2 - The correlation and collinearity feature reduction step is really useful when there are a lot of features. However, three of the datasets I used have less than 10 features. Separating out the correlation/collinearity reduction step gave me the option of skipping it when there are a small number of features.
3 - At some point, I’ll probably split this into multiple pre-processing steps/functions. For example, some categories will probably warrant different encoding methods (binary vs ordinal vs one-hot, etc). I’ll address missing values in Entry 12 and categorical encoding in Entry 14. However, these types of pre-processing start to involve assessing whether the transformation improves model performance. For now, I just need a skeleton process so that I can get to the evaluation portion.
Once I’ve developed a set of diagnostics to assess model effectiveness, I can play with determining the best types of advanced pre-processing for specific types of input and which transformations are preferred by which algorithms.
4 - I haven’t progressed very far on running different kinds of models or using hyperparameters. This function will probably end up being split into multiple functions down the road, but the skeleton can do the linear regression training and prediction stages all together.
The Fail
Adding a dataset
Okay, so I forgot that my pre-processing functions only take 2 datasets - training and test. This means that the reserve set wouldn’t get pre-processed. Regardless of how many validation datasets I have, they all have to be pre-processed according to the parameters determined by the training dataset. As such, I just moved the second split to after the pre-processing has been complete, but before the predictions take place.
Note from the future, I ended up just doing train and test sets. The way I ended up setting up my process, the test set functions as a reserve set. I do cross-validation on the training set, which allows the training set to act as though it’s been broken into further train and test sets. I don’t get to that stage until around Entry 18 though.
Low correlation
The first three datasets ran through easy (so easy I almost missed the above problem). The fourth dataset started throwing errors - which is why I should always remember to test processes and pipelines on as many diverse datasets as possible.

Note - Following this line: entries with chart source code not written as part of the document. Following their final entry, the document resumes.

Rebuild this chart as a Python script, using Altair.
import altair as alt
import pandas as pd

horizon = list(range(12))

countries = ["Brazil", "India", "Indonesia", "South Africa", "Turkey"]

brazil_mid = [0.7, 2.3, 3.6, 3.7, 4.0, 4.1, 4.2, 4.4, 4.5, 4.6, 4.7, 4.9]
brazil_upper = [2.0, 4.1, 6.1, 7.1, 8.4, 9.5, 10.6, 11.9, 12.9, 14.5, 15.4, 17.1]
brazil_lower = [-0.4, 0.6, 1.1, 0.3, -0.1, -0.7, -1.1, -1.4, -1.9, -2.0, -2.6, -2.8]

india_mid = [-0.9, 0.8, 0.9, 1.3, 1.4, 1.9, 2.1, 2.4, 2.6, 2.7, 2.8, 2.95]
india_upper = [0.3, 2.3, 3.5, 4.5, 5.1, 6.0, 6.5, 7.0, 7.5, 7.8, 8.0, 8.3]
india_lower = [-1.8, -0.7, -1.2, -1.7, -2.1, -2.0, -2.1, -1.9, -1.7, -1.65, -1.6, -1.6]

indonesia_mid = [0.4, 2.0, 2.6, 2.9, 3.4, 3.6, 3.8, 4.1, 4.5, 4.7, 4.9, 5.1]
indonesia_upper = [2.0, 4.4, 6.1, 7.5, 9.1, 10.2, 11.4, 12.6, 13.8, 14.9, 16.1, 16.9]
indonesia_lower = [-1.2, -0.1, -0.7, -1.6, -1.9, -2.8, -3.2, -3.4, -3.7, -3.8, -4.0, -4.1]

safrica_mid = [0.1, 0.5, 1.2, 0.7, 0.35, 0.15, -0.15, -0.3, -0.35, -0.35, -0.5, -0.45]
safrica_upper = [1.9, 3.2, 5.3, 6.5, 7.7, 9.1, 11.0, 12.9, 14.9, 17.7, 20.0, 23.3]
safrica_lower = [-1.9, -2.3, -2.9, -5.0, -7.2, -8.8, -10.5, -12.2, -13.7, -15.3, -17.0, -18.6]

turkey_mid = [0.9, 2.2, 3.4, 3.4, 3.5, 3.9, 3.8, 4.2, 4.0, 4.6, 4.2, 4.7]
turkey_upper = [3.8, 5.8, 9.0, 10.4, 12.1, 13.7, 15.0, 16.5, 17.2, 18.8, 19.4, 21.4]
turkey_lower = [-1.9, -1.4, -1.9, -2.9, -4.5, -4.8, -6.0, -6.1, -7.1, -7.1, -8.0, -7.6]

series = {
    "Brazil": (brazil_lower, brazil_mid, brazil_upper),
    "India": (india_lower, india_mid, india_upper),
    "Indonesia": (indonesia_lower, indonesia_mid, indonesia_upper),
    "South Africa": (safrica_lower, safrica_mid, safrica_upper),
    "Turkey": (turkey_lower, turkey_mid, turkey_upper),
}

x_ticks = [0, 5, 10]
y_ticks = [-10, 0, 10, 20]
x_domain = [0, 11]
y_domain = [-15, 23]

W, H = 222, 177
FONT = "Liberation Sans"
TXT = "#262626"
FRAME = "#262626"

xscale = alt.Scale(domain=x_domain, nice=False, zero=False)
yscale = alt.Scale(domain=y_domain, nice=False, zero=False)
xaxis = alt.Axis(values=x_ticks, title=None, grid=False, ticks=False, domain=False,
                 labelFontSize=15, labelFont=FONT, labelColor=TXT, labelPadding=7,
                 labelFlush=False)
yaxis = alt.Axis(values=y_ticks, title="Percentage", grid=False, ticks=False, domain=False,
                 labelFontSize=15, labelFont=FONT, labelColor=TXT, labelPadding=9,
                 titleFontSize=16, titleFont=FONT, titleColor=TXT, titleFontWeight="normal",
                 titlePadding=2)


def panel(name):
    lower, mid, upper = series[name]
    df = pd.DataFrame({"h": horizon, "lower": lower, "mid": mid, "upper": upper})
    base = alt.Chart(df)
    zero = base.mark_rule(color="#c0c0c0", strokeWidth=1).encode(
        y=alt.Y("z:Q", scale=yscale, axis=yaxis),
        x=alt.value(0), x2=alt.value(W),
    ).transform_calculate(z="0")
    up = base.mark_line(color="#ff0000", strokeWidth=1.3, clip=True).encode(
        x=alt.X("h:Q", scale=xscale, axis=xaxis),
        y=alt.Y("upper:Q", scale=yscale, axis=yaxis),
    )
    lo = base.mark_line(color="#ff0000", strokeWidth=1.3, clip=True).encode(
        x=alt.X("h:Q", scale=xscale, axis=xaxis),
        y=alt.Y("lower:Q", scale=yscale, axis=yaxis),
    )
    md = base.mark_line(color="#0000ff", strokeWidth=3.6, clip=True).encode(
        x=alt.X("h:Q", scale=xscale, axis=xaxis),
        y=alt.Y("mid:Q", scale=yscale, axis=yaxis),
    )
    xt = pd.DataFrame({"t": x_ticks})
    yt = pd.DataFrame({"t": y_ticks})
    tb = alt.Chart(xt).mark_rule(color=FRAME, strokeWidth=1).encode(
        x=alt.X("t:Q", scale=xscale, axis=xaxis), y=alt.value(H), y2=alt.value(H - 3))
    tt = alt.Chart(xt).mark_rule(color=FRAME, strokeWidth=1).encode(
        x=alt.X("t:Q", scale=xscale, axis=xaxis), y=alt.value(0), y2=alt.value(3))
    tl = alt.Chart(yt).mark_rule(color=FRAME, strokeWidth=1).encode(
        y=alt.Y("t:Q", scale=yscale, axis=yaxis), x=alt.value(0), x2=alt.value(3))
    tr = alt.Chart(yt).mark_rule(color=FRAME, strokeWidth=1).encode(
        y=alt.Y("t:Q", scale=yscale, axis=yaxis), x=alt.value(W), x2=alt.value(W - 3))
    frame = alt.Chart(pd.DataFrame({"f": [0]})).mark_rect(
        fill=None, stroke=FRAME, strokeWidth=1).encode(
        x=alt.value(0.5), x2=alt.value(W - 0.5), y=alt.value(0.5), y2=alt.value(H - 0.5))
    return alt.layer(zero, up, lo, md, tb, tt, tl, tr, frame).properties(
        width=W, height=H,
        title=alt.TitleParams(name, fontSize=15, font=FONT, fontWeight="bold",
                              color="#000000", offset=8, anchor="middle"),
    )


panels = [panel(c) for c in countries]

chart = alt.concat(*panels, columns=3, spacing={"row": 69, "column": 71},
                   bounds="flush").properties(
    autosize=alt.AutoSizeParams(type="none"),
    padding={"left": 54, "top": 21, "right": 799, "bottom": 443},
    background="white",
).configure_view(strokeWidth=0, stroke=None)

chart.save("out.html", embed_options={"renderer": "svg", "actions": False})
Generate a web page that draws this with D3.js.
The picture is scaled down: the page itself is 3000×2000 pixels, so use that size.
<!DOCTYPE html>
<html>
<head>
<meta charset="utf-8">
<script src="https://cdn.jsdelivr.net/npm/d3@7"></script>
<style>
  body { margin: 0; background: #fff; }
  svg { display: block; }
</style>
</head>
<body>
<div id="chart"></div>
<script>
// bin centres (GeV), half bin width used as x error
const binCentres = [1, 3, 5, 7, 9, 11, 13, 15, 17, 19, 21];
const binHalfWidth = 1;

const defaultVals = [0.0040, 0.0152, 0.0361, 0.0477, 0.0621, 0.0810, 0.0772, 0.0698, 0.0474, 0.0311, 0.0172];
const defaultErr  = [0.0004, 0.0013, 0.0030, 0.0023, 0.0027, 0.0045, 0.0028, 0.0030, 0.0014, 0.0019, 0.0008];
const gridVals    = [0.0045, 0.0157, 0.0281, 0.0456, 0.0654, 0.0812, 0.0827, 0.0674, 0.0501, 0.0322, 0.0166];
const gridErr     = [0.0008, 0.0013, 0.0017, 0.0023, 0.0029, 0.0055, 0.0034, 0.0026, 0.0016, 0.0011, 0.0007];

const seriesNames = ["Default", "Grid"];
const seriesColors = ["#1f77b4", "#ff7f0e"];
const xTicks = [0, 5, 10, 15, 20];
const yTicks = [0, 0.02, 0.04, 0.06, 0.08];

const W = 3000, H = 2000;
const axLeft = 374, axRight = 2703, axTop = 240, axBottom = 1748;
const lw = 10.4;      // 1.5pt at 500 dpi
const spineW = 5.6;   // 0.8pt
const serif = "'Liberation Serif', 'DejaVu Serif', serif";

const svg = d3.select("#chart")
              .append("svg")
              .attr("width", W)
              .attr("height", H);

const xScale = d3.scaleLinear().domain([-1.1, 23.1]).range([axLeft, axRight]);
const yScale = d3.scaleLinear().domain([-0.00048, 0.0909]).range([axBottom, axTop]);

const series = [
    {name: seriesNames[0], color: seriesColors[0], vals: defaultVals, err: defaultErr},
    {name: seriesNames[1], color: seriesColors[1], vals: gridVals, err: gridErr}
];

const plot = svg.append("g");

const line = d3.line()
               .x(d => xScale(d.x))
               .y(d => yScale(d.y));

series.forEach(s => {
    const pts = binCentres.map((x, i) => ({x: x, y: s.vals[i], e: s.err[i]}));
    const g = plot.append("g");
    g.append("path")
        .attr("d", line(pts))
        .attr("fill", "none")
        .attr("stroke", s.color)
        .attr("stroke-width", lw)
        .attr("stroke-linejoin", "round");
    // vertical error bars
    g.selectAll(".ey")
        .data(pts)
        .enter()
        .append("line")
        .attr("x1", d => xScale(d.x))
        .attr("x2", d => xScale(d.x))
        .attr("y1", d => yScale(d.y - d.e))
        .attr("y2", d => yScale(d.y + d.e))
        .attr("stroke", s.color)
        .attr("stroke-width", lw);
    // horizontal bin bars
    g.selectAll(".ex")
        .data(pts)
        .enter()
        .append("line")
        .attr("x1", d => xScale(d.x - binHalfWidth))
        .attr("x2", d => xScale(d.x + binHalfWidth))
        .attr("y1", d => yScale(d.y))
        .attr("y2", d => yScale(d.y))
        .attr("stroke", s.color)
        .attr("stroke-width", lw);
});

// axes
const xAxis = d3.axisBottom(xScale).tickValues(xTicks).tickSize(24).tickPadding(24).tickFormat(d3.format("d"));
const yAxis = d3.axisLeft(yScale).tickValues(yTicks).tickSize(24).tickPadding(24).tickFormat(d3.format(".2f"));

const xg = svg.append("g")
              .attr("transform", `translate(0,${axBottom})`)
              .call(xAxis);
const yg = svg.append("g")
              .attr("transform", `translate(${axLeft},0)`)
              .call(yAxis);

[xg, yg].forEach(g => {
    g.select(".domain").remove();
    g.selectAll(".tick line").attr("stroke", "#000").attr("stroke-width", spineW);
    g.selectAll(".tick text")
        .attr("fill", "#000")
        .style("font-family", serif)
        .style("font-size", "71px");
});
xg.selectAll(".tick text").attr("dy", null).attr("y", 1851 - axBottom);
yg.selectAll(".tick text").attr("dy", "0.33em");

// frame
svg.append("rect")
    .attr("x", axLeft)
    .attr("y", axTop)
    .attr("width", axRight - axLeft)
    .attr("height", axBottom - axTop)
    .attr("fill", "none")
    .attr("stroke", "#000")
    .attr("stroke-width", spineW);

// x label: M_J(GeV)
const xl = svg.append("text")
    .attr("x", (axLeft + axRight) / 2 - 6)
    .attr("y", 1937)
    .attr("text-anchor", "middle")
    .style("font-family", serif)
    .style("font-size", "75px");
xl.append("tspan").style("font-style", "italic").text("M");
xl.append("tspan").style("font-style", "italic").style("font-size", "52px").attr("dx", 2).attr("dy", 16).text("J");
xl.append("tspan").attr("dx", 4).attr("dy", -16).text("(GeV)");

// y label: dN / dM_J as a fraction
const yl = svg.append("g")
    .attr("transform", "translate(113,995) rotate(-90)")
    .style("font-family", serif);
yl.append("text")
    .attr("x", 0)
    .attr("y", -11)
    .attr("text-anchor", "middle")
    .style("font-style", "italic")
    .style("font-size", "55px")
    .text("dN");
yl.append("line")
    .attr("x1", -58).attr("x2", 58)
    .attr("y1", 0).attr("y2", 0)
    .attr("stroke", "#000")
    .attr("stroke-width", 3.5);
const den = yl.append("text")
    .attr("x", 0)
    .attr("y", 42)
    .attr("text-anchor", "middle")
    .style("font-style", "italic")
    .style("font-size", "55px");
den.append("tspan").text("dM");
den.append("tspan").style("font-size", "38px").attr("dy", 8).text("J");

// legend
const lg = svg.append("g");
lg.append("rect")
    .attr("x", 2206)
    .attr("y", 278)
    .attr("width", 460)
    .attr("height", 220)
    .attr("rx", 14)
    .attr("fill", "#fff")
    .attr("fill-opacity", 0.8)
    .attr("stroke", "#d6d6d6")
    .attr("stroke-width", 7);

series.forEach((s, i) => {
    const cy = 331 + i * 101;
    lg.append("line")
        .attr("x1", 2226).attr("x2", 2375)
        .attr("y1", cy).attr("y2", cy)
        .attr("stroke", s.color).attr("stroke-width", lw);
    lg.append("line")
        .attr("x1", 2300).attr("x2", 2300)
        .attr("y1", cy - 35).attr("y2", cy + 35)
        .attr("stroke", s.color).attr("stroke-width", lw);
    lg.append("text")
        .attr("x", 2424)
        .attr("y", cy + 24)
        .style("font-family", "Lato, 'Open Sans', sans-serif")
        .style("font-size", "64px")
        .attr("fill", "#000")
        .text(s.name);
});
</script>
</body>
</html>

The problem with the fourth dataset was that there were no features that had more than 0.5 correlation with the target. This resulted in an empty feature set (this can be seen in the Entry 11d notebook (Online News Popularity).
I thought about reverting the correlation function to pulling the X most correlated features, but I don’t want to always be stuck with ~20 features or whatever arbitrary number I would have settled on. I also don’t have a way to measure the efficacy of removing features, so I don’t have a way to gage what number or percentage or whatever to go on. Final decision: I’m going to skip the feature reduction step for now and assess its necessity once I’ve got a way to evaluate model performance. I may even find a better way to do it as I continue my deep dive into machine learning concepts.